The union rep watched the blonde operator fling her arms in the air as though she’d been winged, then lay her bleached head on the edge of the gondola, sagging for a moment, and then gently rising to her feet, rattling the chain. She laughed at the worker as her crane rumbled over his head.
“There are some strange people here,” the union rep said, as he turned to watch the crane recede down the factory hall. “So, just to be perfectly clear,” he said, and he looked a moment longer at the receding gondola, then put his arms around the shoulders of the steward and the manager and stuck his head between them. “First, send the production manager down here right away to negotiate the higher quotas. Next, put a message up on the board that the old quotas apply, for now. And third, how old did you say this Dairyman was?”
At that moment, the public address system started broadcasting a waltz, and the female convicts tossed aside their pickets. They converged on the wagons and began dancing with each other on a patch of hard clay. The girl with her arm in a cast ran down as well and, lifting her cast in the air, embraced it with her healthy arm and waltzed with herself.
“She’s one of them defectors,” said the senior worker.
“That, sir, is my daughter,” said the Judge, bowing slightly.
“Now girls!” said the pale, somewhat alarmed guard. “Girls!”
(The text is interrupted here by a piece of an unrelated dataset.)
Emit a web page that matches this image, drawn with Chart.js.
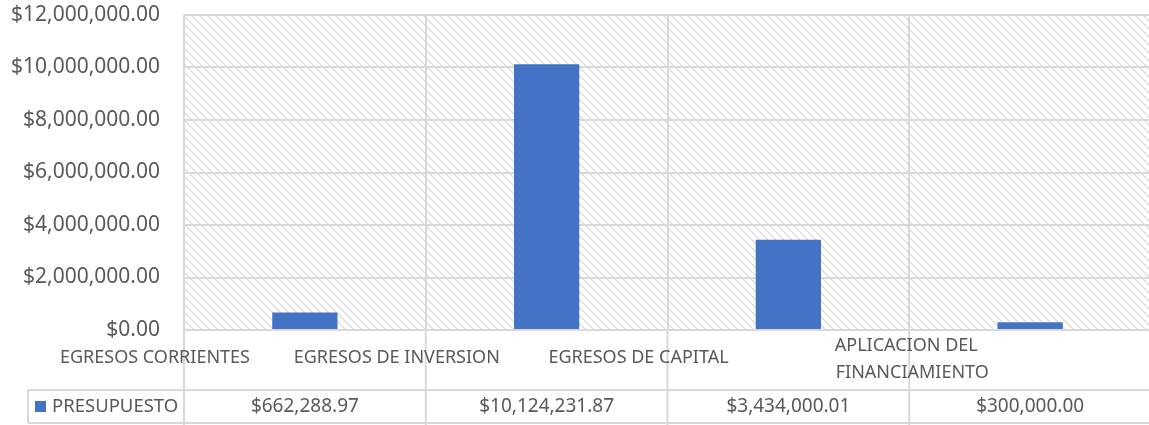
<!DOCTYPE html>
<html>
<head>
<meta charset="utf-8">
<script src="https://cdn.jsdelivr.net/npm/chart.js@4/dist/chart.umd.min.js"></script>
<style>
  html, body { margin: 0; padding: 0; background: #fff; overflow: hidden; }
  #wrap { width: 1149px; height: 425px; overflow: hidden; }
</style>
</head>
<body>
<div id="wrap"><canvas id="chart" width="1153" height="425"></canvas></div>
<script>
// Datos del presupuesto
const categorias = ['EGRESOS CORRIENTES', 'EGRESOS DE INVERSION', 'EGRESOS DE CAPITAL', ['APLICACION DEL', 'FINANCIAMIENTO']];
const presupuesto = [662288.97, 10124231.87, 3434000.01, 300000.00];
const serieNombre = 'PRESUPUESTO';
const ejeMin = 0;
const ejeMax = 12000000;
const ejePaso = 2000000;

const TEXT = '#595959';
const LINE = '#d9d9d9';
const BAR = '#4472C4';
const FONT = '"Noto Sans", sans-serif';

const money = v => '$' + Number(v).toLocaleString('en-US', { minimumFractionDigits: 2, maximumFractionDigits: 2 });

// patron de rayas diagonales del area de trazado
function makeHatch() {
    const c = document.createElement('canvas');
    c.width = 8; c.height = 8;
    const g = c.getContext('2d');
    g.strokeStyle = '#dedede';
    g.lineWidth = 1.4;
    g.beginPath();
    g.moveTo(-2, -2); g.lineTo(10, 10);
    g.moveTo(-2, 6); g.lineTo(2, 10);
    g.moveTo(6, -2); g.lineTo(10, 2);
    g.stroke();
    return g.createPattern(c, 'repeat');
}

const hatchPlugin = {
    id: 'hatch',
    beforeDraw(chart) {
        const { ctx, chartArea: a } = chart;
        ctx.save();
        ctx.fillStyle = makeHatch();
        ctx.fillRect(a.left, a.top, a.right - a.left, a.bottom - a.top);
        ctx.restore();
    }
};

// tabla de datos debajo del eje
const tablePlugin = {
    id: 'dataTable',
    afterDraw(chart) {
        const { ctx, chartArea: a } = chart;
        const x = chart.scales.x;
        const n = categorias.length;
        const cw = (a.right - a.left) / n;
        const rowTop = 390, rowBottom = 423, bottom = 425;

        ctx.save();
        ctx.strokeStyle = LINE;
        ctx.lineWidth = 2;
        ctx.beginPath();
        for (let i = 0; i <= n; i++) {
            const bx = a.left + i * cw;
            ctx.moveTo(bx, a.bottom); ctx.lineTo(bx, bottom);
        }
        ctx.moveTo(28, rowTop); ctx.lineTo(a.right, rowTop);
        ctx.moveTo(28, rowBottom); ctx.lineTo(a.right, rowBottom);
        ctx.moveTo(28, rowTop); ctx.lineTo(28, rowBottom);
        ctx.stroke();

        ctx.fillStyle = TEXT;
        ctx.font = '18px ' + FONT;
        ctx.textAlign = 'center';
        ctx.textBaseline = 'middle';
        categorias.forEach((c, i) => {
            const left = a.left + i * cw;
            if (Array.isArray(c)) {
                c.forEach((line, j) => ctx.fillText(line, left - 3 + j * 6, 346 + j * 27));
            } else {
                ctx.fillText(c, left - cw * 0.12, 358);
            }
        });
        ctx.font = '19px ' + FONT;
        categorias.forEach((c, i) => {
            ctx.fillText(money(presupuesto[i]), x.getPixelForValue(i), 407);
        });

        ctx.fillStyle = BAR;
        ctx.fillRect(35, 401, 11, 11);
        ctx.fillStyle = TEXT;
        ctx.textAlign = 'left';
        ctx.font = '18.5px ' + FONT;
        ctx.fillText(serieNombre, 52, 407);
        ctx.restore();
    }
};

new Chart(document.getElementById('chart'), {
    type: 'bar',
    data: {
        labels: categorias,
        datasets: [{
            label: serieNombre,
            data: presupuesto,
            backgroundColor: BAR,
            categoryPercentage: 1,
            barPercentage: 0.27
        }]
    },
    options: {
        responsive: false,
        animation: false,
        layout: { padding: { top: 15, right: 2, bottom: 95, left: 0 } },
        plugins: { legend: { display: false }, tooltip: { enabled: false } },
        scales: {
            x: {
                ticks: { display: false },
                grid: { color: LINE, lineWidth: 2, drawTicks: false },
                border: { display: false }
            },
            y: {
                min: ejeMin,
                max: ejeMax,
                afterFit: s => { s.width = 184; },
                ticks: {
                    stepSize: ejePaso,
                    padding: 0,
                    color: TEXT,
                    font: { family: FONT, size: 21 },
                    callback: v => money(v)
                },
                grid: { color: LINE, lineWidth: 2, drawTicks: true, tickLength: 24, tickColor: 'rgba(0,0,0,0)' },
                border: { display: false }
            }
        }
    },
    plugins: [hatchPlugin, tablePlugin]
});
</script>
</body>
</html>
The young guard stood outside the room where they stored fire-clay piping. His thumbs hooked into the Sam Browne belt supporting a holstered revolver, while he watched the female prisoners unload the large fire-clay conduits. Beside him a willow tree — its pussy willows stripped by human hands each spring — was struggling to recover. The guard gazed at the mountain of wartime scrap; at the piles of fire-blackened metal hospital beds, gutted x-ray machines, cardiographs, and other medical devices; at a stack of disabled typewriters, the consequence, he assumed, of a direct hit on a typewriter factory, their keys grinning in the sunlight like teeth in a dead man’s skull. Scattered among the mangled letters were tiny beads of greenish glass, the remnants of windows melted in a fire-bombing that had consumed everything, even the cobblestones and the very air itself. A child’s crib sat on top of the pile of typewriters, and fixed to the metal headboard was a colored tinplate print depicting a little girl in a white dress walking across a chasm on a narrow footbridge. Hovering above the girl, almost touching her back with its hands, was a guardian angel, also in white, with two large wings, like twin brides. The young man’s complexion was pale, and he had deep creases, like knife scars, on each side of his mouth. He stared at the picture, took out a pocket watch, paused a moment, guessed it was one o’clock, then looked at the dial, but as usual he was half-an-hour off. Two workers in aprons pushed a dolly into the storeroom and began to stack it with the fire-clay conduits the female prisoners had unloaded.